PROVIDED MATERIAL:
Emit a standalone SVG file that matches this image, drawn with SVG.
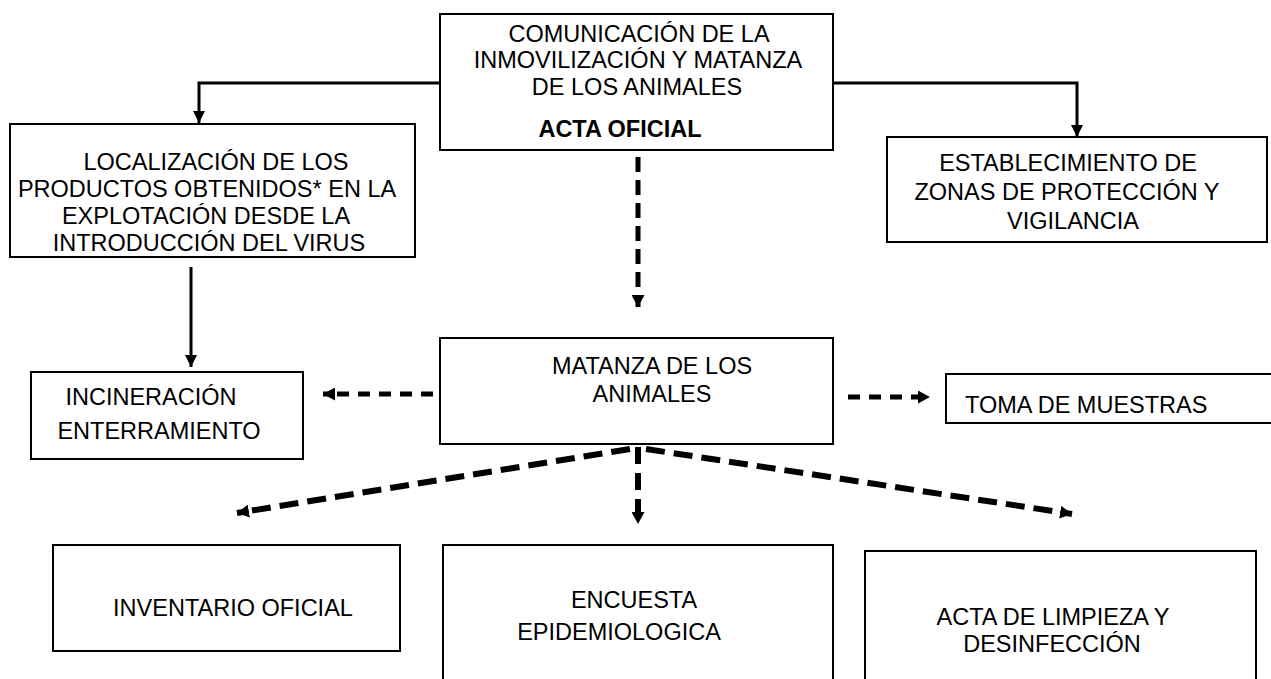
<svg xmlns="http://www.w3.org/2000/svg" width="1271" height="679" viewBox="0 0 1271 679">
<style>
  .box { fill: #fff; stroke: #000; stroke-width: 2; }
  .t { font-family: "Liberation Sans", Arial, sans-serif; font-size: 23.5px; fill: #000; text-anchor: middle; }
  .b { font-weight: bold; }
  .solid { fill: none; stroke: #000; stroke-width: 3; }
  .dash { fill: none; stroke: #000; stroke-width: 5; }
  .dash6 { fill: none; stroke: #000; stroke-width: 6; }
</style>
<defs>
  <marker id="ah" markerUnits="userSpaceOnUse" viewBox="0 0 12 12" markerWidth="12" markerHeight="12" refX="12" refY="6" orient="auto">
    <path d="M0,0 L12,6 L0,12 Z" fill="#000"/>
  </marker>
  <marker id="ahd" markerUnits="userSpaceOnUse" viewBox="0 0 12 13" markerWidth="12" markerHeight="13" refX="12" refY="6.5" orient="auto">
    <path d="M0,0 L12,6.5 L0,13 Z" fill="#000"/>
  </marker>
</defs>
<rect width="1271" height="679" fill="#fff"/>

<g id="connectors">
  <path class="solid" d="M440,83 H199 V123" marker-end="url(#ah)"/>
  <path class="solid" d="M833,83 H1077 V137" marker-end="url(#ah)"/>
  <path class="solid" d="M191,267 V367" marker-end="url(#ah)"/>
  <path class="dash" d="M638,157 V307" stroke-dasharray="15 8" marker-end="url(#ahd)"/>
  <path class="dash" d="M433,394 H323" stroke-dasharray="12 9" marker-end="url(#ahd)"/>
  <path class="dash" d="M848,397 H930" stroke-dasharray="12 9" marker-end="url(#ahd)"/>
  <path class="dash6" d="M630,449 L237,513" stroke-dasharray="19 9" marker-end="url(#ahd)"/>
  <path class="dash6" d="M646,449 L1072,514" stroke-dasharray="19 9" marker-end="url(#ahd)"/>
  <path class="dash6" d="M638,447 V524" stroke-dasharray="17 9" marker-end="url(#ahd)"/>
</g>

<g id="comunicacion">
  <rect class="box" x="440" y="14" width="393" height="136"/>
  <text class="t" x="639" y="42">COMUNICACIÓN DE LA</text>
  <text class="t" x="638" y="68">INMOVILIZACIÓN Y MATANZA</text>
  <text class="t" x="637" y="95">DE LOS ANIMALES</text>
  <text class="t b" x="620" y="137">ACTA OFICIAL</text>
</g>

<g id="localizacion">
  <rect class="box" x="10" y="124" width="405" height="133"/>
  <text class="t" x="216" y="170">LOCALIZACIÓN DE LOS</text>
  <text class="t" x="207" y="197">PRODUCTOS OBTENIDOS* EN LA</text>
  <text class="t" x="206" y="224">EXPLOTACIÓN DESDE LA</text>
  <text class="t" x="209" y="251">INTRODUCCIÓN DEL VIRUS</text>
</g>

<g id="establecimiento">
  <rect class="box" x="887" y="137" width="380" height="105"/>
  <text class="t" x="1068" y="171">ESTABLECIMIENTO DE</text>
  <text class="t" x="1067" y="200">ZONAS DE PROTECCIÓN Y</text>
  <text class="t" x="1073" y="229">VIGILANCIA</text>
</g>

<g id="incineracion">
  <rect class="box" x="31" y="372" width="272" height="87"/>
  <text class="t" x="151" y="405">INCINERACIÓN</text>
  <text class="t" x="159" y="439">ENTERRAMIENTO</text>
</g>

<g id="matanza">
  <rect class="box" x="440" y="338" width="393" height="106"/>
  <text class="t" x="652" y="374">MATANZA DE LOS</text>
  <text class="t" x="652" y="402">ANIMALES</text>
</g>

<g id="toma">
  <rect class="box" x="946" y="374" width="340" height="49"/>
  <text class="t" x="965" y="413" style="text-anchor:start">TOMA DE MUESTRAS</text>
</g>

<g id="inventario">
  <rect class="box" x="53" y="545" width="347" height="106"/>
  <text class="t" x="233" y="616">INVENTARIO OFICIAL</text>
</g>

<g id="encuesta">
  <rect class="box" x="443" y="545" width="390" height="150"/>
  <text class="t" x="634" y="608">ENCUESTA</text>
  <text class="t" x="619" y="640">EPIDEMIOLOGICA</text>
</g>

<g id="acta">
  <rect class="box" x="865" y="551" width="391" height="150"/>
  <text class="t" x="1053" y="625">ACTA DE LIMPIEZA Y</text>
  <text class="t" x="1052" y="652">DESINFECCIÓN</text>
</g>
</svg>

AIM: Working from the material above, transcribe it exactly while omitting pictures.

THE COMPLETED TASK:
Emit a standalone SVG file that matches this image, drawn with SVG.
<svg xmlns="http://www.w3.org/2000/svg" width="1271" height="679" viewBox="0 0 1271 679">
<style>
  .box { fill: #fff; stroke: #000; stroke-width: 2; }
  .t { font-family: "Liberation Sans", Arial, sans-serif; font-size: 23.5px; fill: #000; text-anchor: middle; }
  .b { font-weight: bold; }
  .solid { fill: none; stroke: #000; stroke-width: 3; }
  .dash { fill: none; stroke: #000; stroke-width: 5; }
  .dash6 { fill: none; stroke: #000; stroke-width: 6; }
</style>
<defs>
  <marker id="ah" markerUnits="userSpaceOnUse" viewBox="0 0 12 12" markerWidth="12" markerHeight="12" refX="12" refY="6" orient="auto">
    <path d="M0,0 L12,6 L0,12 Z" fill="#000"/>
  </marker>
  <marker id="ahd" markerUnits="userSpaceOnUse" viewBox="0 0 12 13" markerWidth="12" markerHeight="13" refX="12" refY="6.5" orient="auto">
    <path d="M0,0 L12,6.5 L0,13 Z" fill="#000"/>
  </marker>
</defs>
<rect width="1271" height="679" fill="#fff"/>

<g id="connectors">
  <path class="solid" d="M440,83 H199 V123" marker-end="url(#ah)"/>
  <path class="solid" d="M833,83 H1077 V137" marker-end="url(#ah)"/>
  <path class="solid" d="M191,267 V367" marker-end="url(#ah)"/>
  <path class="dash" d="M638,157 V307" stroke-dasharray="15 8" marker-end="url(#ahd)"/>
  <path class="dash" d="M433,394 H323" stroke-dasharray="12 9" marker-end="url(#ahd)"/>
  <path class="dash" d="M848,397 H930" stroke-dasharray="12 9" marker-end="url(#ahd)"/>
  <path class="dash6" d="M630,449 L237,513" stroke-dasharray="19 9" marker-end="url(#ahd)"/>
  <path class="dash6" d="M646,449 L1072,514" stroke-dasharray="19 9" marker-end="url(#ahd)"/>
  <path class="dash6" d="M638,447 V524" stroke-dasharray="17 9" marker-end="url(#ahd)"/>
</g>

<g id="comunicacion">
  <rect class="box" x="440" y="14" width="393" height="136"/>
  <text class="t" x="639" y="42">COMUNICACIÓN DE LA</text>
  <text class="t" x="638" y="68">INMOVILIZACIÓN Y MATANZA</text>
  <text class="t" x="637" y="95">DE LOS ANIMALES</text>
  <text class="t b" x="620" y="137">ACTA OFICIAL</text>
</g>

<g id="localizacion">
  <rect class="box" x="10" y="124" width="405" height="133"/>
  <text class="t" x="216" y="170">LOCALIZACIÓN DE LOS</text>
  <text class="t" x="207" y="197">PRODUCTOS OBTENIDOS* EN LA</text>
  <text class="t" x="206" y="224">EXPLOTACIÓN DESDE LA</text>
  <text class="t" x="209" y="251">INTRODUCCIÓN DEL VIRUS</text>
</g>

<g id="establecimiento">
  <rect class="box" x="887" y="137" width="380" height="105"/>
  <text class="t" x="1068" y="171">ESTABLECIMIENTO DE</text>
  <text class="t" x="1067" y="200">ZONAS DE PROTECCIÓN Y</text>
  <text class="t" x="1073" y="229">VIGILANCIA</text>
</g>

<g id="incineracion">
  <rect class="box" x="31" y="372" width="272" height="87"/>
  <text class="t" x="151" y="405">INCINERACIÓN</text>
  <text class="t" x="159" y="439">ENTERRAMIENTO</text>
</g>

<g id="matanza">
  <rect class="box" x="440" y="338" width="393" height="106"/>
  <text class="t" x="652" y="374">MATANZA DE LOS</text>
  <text class="t" x="652" y="402">ANIMALES</text>
</g>

<g id="toma">
  <rect class="box" x="946" y="374" width="340" height="49"/>
  <text class="t" x="965" y="413" style="text-anchor:start">TOMA DE MUESTRAS</text>
</g>

<g id="inventario">
  <rect class="box" x="53" y="545" width="347" height="106"/>
  <text class="t" x="233" y="616">INVENTARIO OFICIAL</text>
</g>

<g id="encuesta">
  <rect class="box" x="443" y="545" width="390" height="150"/>
  <text class="t" x="634" y="608">ENCUESTA</text>
  <text class="t" x="619" y="640">EPIDEMIOLOGICA</text>
</g>

<g id="acta">
  <rect class="box" x="865" y="551" width="391" height="150"/>
  <text class="t" x="1053" y="625">ACTA DE LIMPIEZA Y</text>
  <text class="t" x="1052" y="652">DESINFECCIÓN</text>
</g>
</svg>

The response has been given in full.